For one, SpaceX says that the Russian engines ULA uses to launch its satellite payload fall under the trade sanctions the U.S. has put on Russia over the past month. The RD-180 engine is built by NPO Energomash, a Russian manufacturer that specializes in rocket engines. The massive engines propel the ULA Atlas V during its first stage of launch.

Musk says the ULA rockets send “hundreds of millions of dollars” to Russia, particularly to Russian Deputy Prime Minister Dmitry Rogozin, the man at the head of the country’s defense industry.

“How is it that we're spending hundreds of thousands of dollars in U.S. taxpayer money (on the RD-180s) at a time when Russia is the process of invading Ukraine?” Musk said. “It would be hard to imagine that Dmitry Rogozin is not benefiting personally from the dollars that are sent there.”

Rogozin was directly targeted by the recent round of U.S. sanctions meant to hurt those close to Putin. He’s been a vocal critic of the sanctions in the past and took to Twitter to shoot criticism back at the injunction decision, with a little bit of unsettling humor:

“After analyzing the sanctions against our space industry I suggest the U.S. deliver its astronauts to the ISS with a trampoline.”

Musk is also after a ULA contract. He criticized the U.S. government for awarding a 36-rocket contract to ULA last week, saying his company should have been able to compete for the contract because they can fulfill it for much cheaper. Musk sought a ruling on the ULA contract, but he’ll have to wait.

The injunction stops RD-180s at customs for now, but it doesn’t say anything about the lawfulness of ULA’s contract with the Air Force. It also doesn’t stop the ULA from getting engines or parts it has already paid for from NPO Energomash. A ULA spokesman told WESH Orlando that the company had enough Russian engines here in the U.S. to launch Atlas rockets for at least the next year, but not enough to fully honor the most recent contract it signed with the U.S. government.
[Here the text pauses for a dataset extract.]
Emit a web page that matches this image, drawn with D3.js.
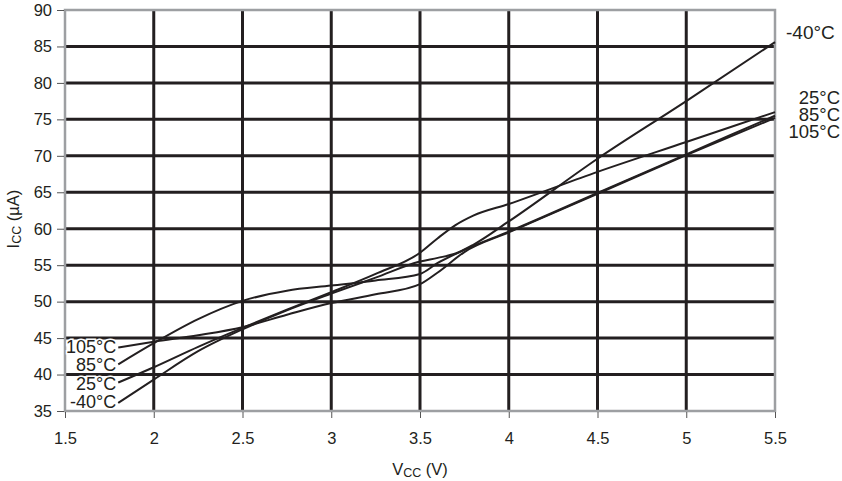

The ULA isn’t happy about Musk’s entrepreneurial intervention, claiming it could hurt national security. ULA’s general counsel, Kevin MacCary, had this to say about the injunction:

“ULA is deeply concerned with this ruling and we will work closely with the Department of Justice to resolve the injunction expeditiously. SpaceX’s attempt to disrupt a national security launch contract so long after the award ignores the potential implications to our National Security and our nation’s ability to put Americans on board the International Space Station.”

The ban on RD-180 engines and parts will be in effect until the Obama administration can prove their purchase does not violate U.S. sanctions on Russia.